The trouble is who will enforce this, and how? To take a police officer away from doing more for the city, to put him at the beach to identify and ticket drinking, seems like a waste of police resources, when New Haven doesn’t have enough officers as it is.
But if we can find a way to do this, then ban it everywhere at Lighthouse, and enforce it with the same $99 ticket they’re going to start writing this Sunday at the alcohol-free St. Patrick’s Day Parade. Maybe these tickets can lower my taxes, and keep the riffraff away from my children.
And for those of you who think this is a non-issue, I say two things: one, spend an entire Saturday at this beach during the summer, then tell me what you think; and two, most beaches have alcohol bans throughout the state, so we are irresponsible NOT to have a ban.
posted by: cedarhillresident on March 9, 2010 10:58am
streever, City Hall Watch with ya both on this!! If I go to park for a BBQ with friends or the beach for the day. I want to relax! If I can not enjoy a cold one on a summer day off. I will go to a place I can.

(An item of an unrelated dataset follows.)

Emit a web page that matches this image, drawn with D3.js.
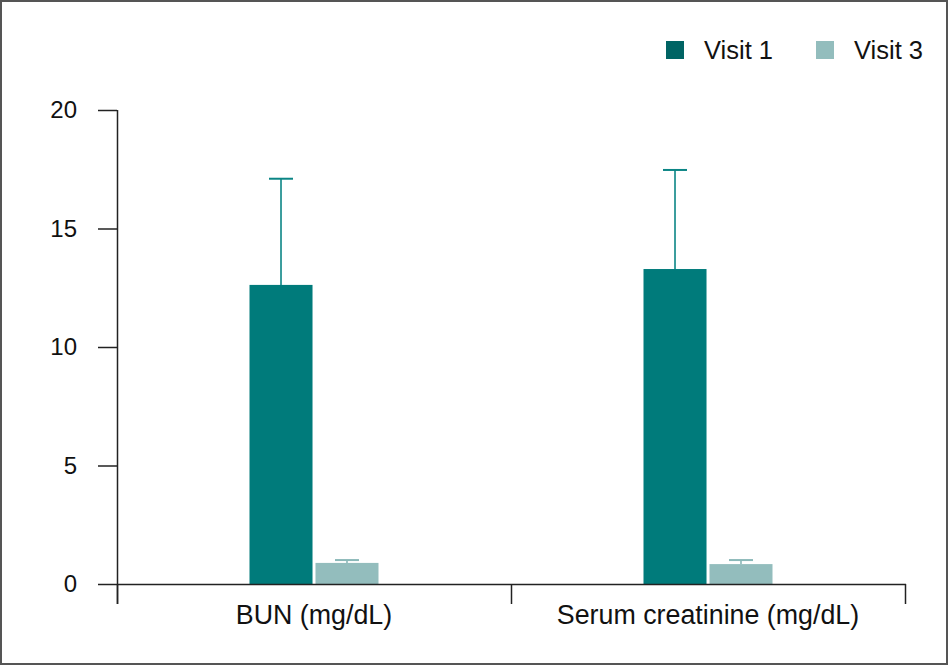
<!DOCTYPE html>
<html><head><meta charset="utf-8">
<script src="https://cdn.jsdelivr.net/npm/d3@7/dist/d3.min.js"></script>
<style>
html,body{margin:0;padding:0;background:#fff;}
svg{display:block;font-family:"Liberation Sans",Arial,sans-serif;}
</style></head>
<body><svg id="chart" width="948" height="665"></svg>
<script>
const categories = ["BUN (mg/dL)", "Serum creatinine (mg/dL)"];
const seriesNames = ["Visit 1", "Visit 3"];
const visit1Means = [12.62, 13.29];
const visit1Upper = [17.1, 17.47];
const visit3Means = [0.89, 0.84];
const visit3Upper = [1.01, 1.01];
const yTicks = [0, 5, 10, 15, 20];

const barColors = ["#007b7b", "#93bdbd"];
const legendColors = ["#006464", "#93bdbd"];
const errColors = ["#0b8585", "#8ab8b8"];

const svg = d3.select("#chart");
const W = 948, H = 665;
svg.append("rect").attr("x",1).attr("y",1).attr("width",W-2).attr("height",H-2)
  .attr("fill","#fff").attr("stroke","#555").attr("stroke-width",2);

const mLeft = 117, mRight = 905, mTop = 110, mBottom = 584;
const y = d3.scaleLinear().domain([0,20]).range([mBottom, mTop]);
const x0 = d3.scaleBand().domain(categories).range([mLeft, mRight]).paddingInner(0).paddingOuter(0);
const groupW = 129;
const x1 = d3.scaleBand().domain(seriesNames).range([0, groupW]).paddingInner(0.045);

const data = categories.map((c,i)=>({cat:c, vals:[
  {s:seriesNames[0], m:visit1Means[i], u:visit1Upper[i], k:0},
  {s:seriesNames[1], m:visit3Means[i], u:visit3Upper[i], k:1}]}));

const g = svg.append("g");
const groups = g.selectAll("g.grp").data(data).join("g")
  .attr("transform", d=>`translate(${x0(d.cat)+x0.bandwidth()/2-groupW/2},0)`);

groups.selectAll("rect").data(d=>d.vals).join("rect")
  .attr("x", d=>x1(d.s)).attr("width", x1.bandwidth())
  .attr("y", d=>y(d.m)).attr("height", d=>y(0)-y(d.m))
  .attr("fill", d=>barColors[d.k]);

const capW = 24;
groups.selectAll("line.stem").data(d=>d.vals).join("line").attr("class","stem")
  .attr("x1", d=>x1(d.s)+x1.bandwidth()/2).attr("x2", d=>x1(d.s)+x1.bandwidth()/2)
  .attr("y1", d=>y(d.m)).attr("y2", d=>y(d.u))
  .attr("stroke", d=>errColors[d.k]).attr("stroke-width",1.6);
groups.selectAll("line.cap").data(d=>d.vals).join("line").attr("class","cap")
  .attr("x1", d=>x1(d.s)+x1.bandwidth()/2-capW/2).attr("x2", d=>x1(d.s)+x1.bandwidth()/2+capW/2)
  .attr("y1", d=>y(d.u)).attr("y2", d=>y(d.u))
  .attr("stroke", d=>errColors[d.k]).attr("stroke-width",2);

// Y axis
const yAxis = d3.axisLeft(y).tickValues(yTicks).tickSize(19).tickPadding(21).tickSizeOuter(0);
const ya = svg.append("g").attr("transform",`translate(${mLeft},0)`).call(yAxis);
ya.select(".domain").attr("stroke","#222").attr("stroke-width",1.5).attr("d",`M0.5,${mTop}V${mBottom+20}`);
ya.selectAll(".tick line").attr("stroke","#222").attr("stroke-width",1.5);
ya.selectAll(".tick text").attr("font-size",24).attr("fill","#111")
  .attr("font-family","'Liberation Sans',Arial,sans-serif");

// X axis
const xa = svg.append("g").attr("transform",`translate(0,${mBottom})`);
xa.append("line").attr("x1",mLeft).attr("x2",mRight+1).attr("y1",0.5).attr("y2",0.5)
  .attr("stroke","#222").attr("stroke-width",1.5);
const bounds = [mLeft, x0(categories[1]), mRight];
xa.selectAll("line.tk").data(bounds).join("line").attr("class","tk")
  .attr("x1",d=>d+0.5).attr("x2",d=>d+0.5).attr("y1",0).attr("y2",20)
  .attr("stroke","#222").attr("stroke-width",1.5);
xa.selectAll("text").data(categories).join("text")
  .attr("x",d=>x0(d)+x0.bandwidth()/2).attr("y",39.5)
  .attr("text-anchor","middle").attr("font-size",26.8).attr("fill","#111")
  .text(d=>d);

// Legend
const leg = svg.append("g");
const legX = [666, 816];
seriesNames.forEach((s,i)=>{
  leg.append("rect").attr("x",legX[i]).attr("y",41).attr("width",18).attr("height",18).attr("fill",legendColors[i]);
  leg.append("text").attr("x",legX[i]+38).attr("y",59).attr("font-size",25.5).attr("fill","#111").text(s);
});
</script></body></html>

I understand the frustrations of the community. I have it here with the baseball/soccer fields. But all I can do it just pick up the litter. And call the cops if I see something above and beyond suitable behavior. I mean if this community gets what they want then I want the same for the weekend soccer league in my area and I am sure that other community are the same issue. You would have to do it across the board. The Cove is no more special than any other community!
And if you do it across the board, you will lose revenue in this city because people will go elsewhere to enjoy their off days
posted by: Chuck on March 9, 2010 11:02am
Ditto City Hall Watch
I will add that I find the boards acceptance of wine quite funny. I’ve seen many a drunk that got that way from drinking wine regardless of the presence of cheese.
posted by: Mister Jones on March 9, 2010 5:14pm
Streever—are we a bunch of Puritans? No but our city was founded by folks for whom the Puritans were way too liberal!
City Hall—right on! “If you’re drunk and disorderly, you should be arrested. Other than that, you should be left alone.” We’ve got too many laws as it is. The solution to all our problems is not more laws. We can do just fine enforcing the ones we have.
posted by: Brian V on March 9, 2010 9:54pm
Streever:
You are wrong. You may have a “study by New Haven residents” that says alcohol doesn’t make people violent but, in the real world you can ask any cop or anyone in the bar business (like myself) and they will tell you unequivocally, that ALCOHOL CAN & DOES MAKE SOME PEOPLE VIOLENT -PERIOD. I heard of a study that says alcohol can even turn peace loving cyclists into road raging, bird flipping cyclists- imagine that!
People who are on their way to getting drunk & disorderly exhibit signs. This ordinance will give the police a tool to help keep them from going over the line into the disorderly category, when these signs show.
Why is Lighthouse the ONLY park in the city to allow it?
If you are going to allow it here then we need to open it up to every other park as well.
I would LOVE to ship all the drunken idiots from Lighthouse over to East Rock park on any given summer Saturday and see how long Roland is in favor of it then! Sip your wine while you are sitting on a broken 40-oz.
posted by: cedarhillresident on March 10, 2010 6:20am
Brian V,
They are already here!! Come to the weekend latin soccer games that where shipped here from the blvd. My guess is it is even more public then the issue at light house but we CAN NOT get cops here to stop all the same things plus, why are we any different????????? ohhh wait sorry where on the low income side of east rock, it is except able here right! We call the cops. there are day where people a traped in there driveways till the game is over beer everywhere being sold out of trunks please!!!!!!!!!
posted by: robn on March 10, 2010 8:23am
There are well behaved drinkers…
and badly behaved drinkers.
There are well behaved sober people…
and badly behaved sober people.
Ergo, the problem isn’t drinking; the problem is bad behavior. Solution, police it…fine according to cost.
posted by: Claudia Herrera on March 11, 2010 12:21am
This is an open family place, Families with small children running all over with out looking, The little guys are too busy playing and having fun and moms also too busy looking and running after the little ones.
There are places and time for everything. Commonsense is the Key.
Keep it simple. laws new and old are useless if you are doing the wrong things in the wrong places.